With the saturation of markets in North America, Europe, and Asia, more and more investors are attracted by Africa. According to the 2018 UNCTAD World Investment Report, foreign direct investment (FDI) in the region has remained at more than $10 billion over the last three years.
Moreover, the institutional framework lends itself well to it. At the State level, the member states of the ECOWAS continue to intensify their efforts to make sub-regional economic integration useful. At the level of the Private Sector, with the establishment of the African Trade Insurance (ATI) in Côte d'Ivoire in 2017, West Africa benefits from a system of securing investments made in the region. In this article, we will present some keys that will allow foreign SMEs to succeed in the West African market.
The first key is not specific to West Africa but to any business environment where you want to invest. It is crucial to know the business stream in which a company plans to invest. West Africa is a very complex area but also full of opportunities. Even if there are millions of opportunities, the most buoyant sector remains the processing of raw materials. While Africa has the most substantial amount of natural resources in the world, the rate of transformation remains very low. The export of raw material strongly dominates the economy. Investing in the processing of raw materials is, therefore, a large opportunity.
Another key much more specific to Africa is proximity to the population. In the African tradition, actions count for much more than promises. For example, an SME marketing a cosmetic product that has unique features will be more likely to reach its target with local campaigns and tests in real situations than through ads on television or in newspapers, and this is one of the mistakes non-African companies generally make.
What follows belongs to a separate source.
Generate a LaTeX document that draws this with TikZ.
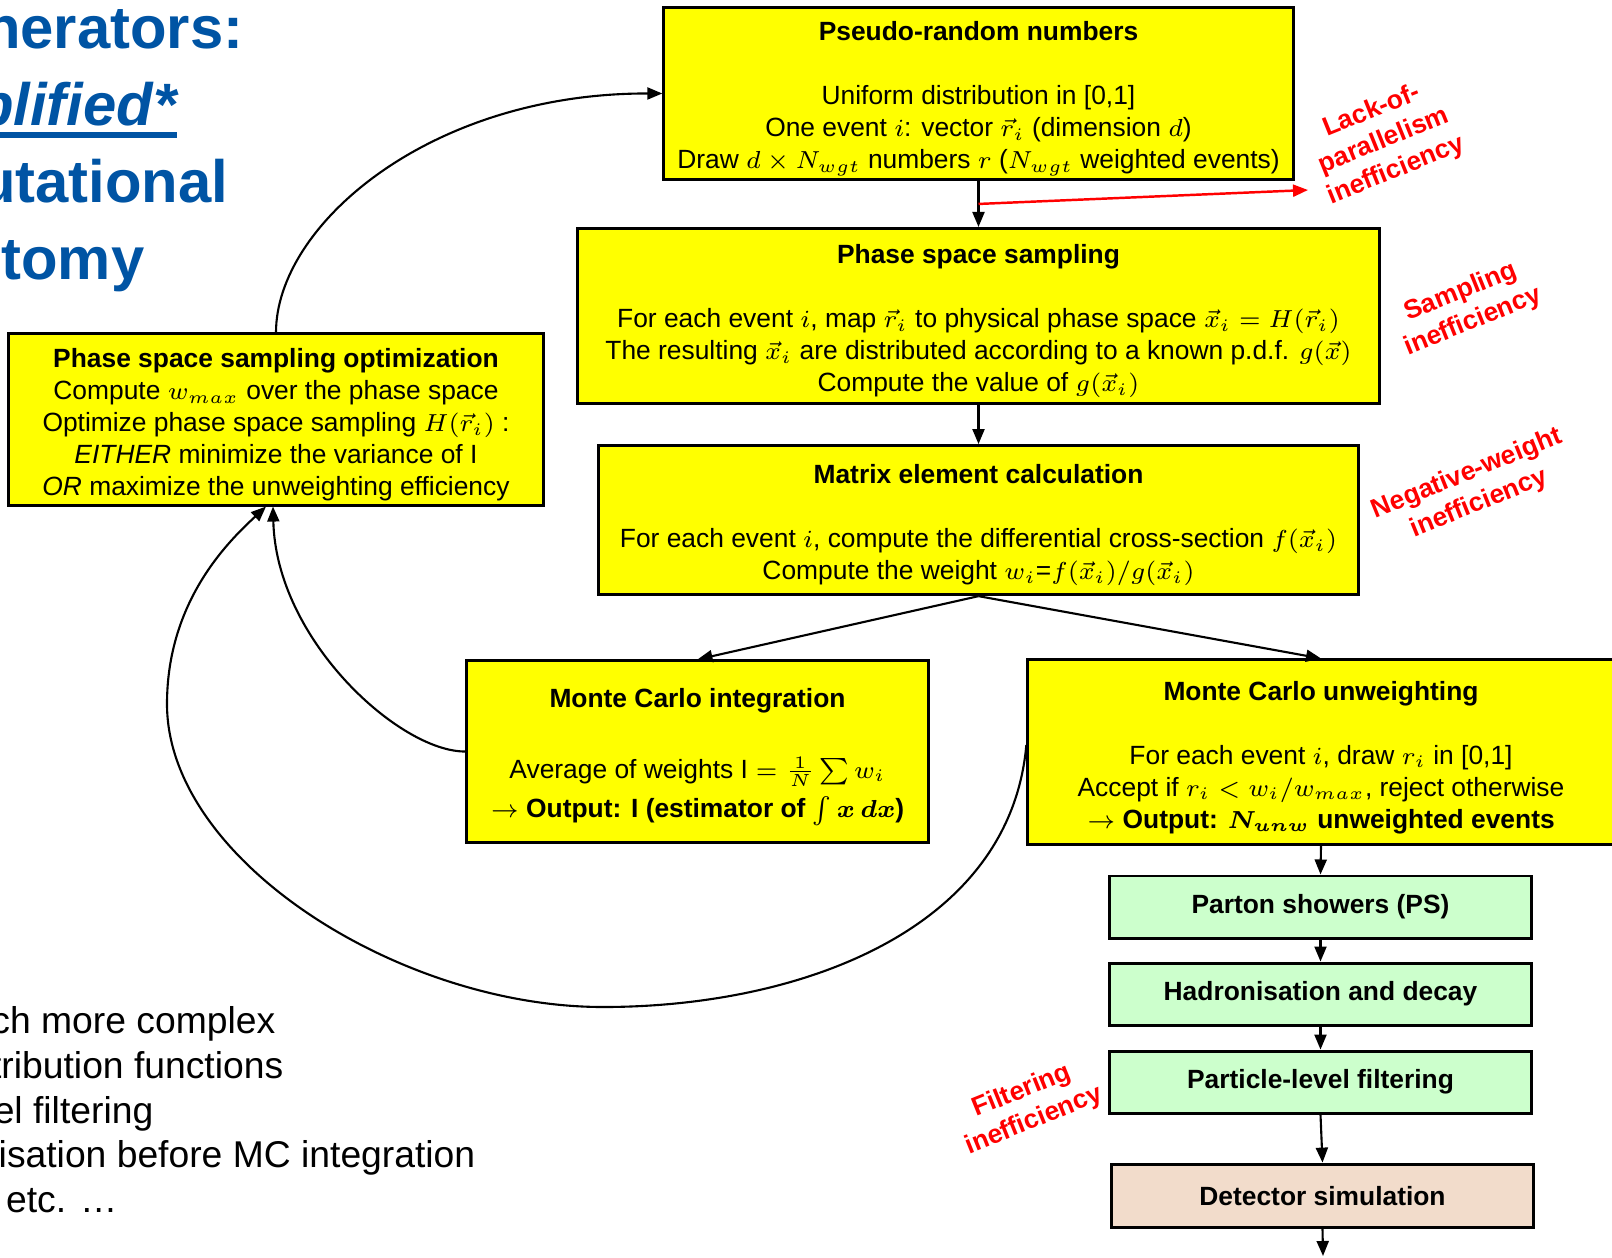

Of course, West Africa is a relatively poor area of Africa. However, its population still prefers high-quality products despite their low incomes. For SMEs, it is no longer a question of offering low-end and low-quality products as it may have been before, but to find the right balance between quality and affordable price. This balance has been found the Chinese companies. For example, offering mobile phones almost as powerful as those of major brands such as Apple, Sony, Samsung, or Huawei, but markedly less expensive. It is also the major challenge for all SMEs wishing to conquer the West African market.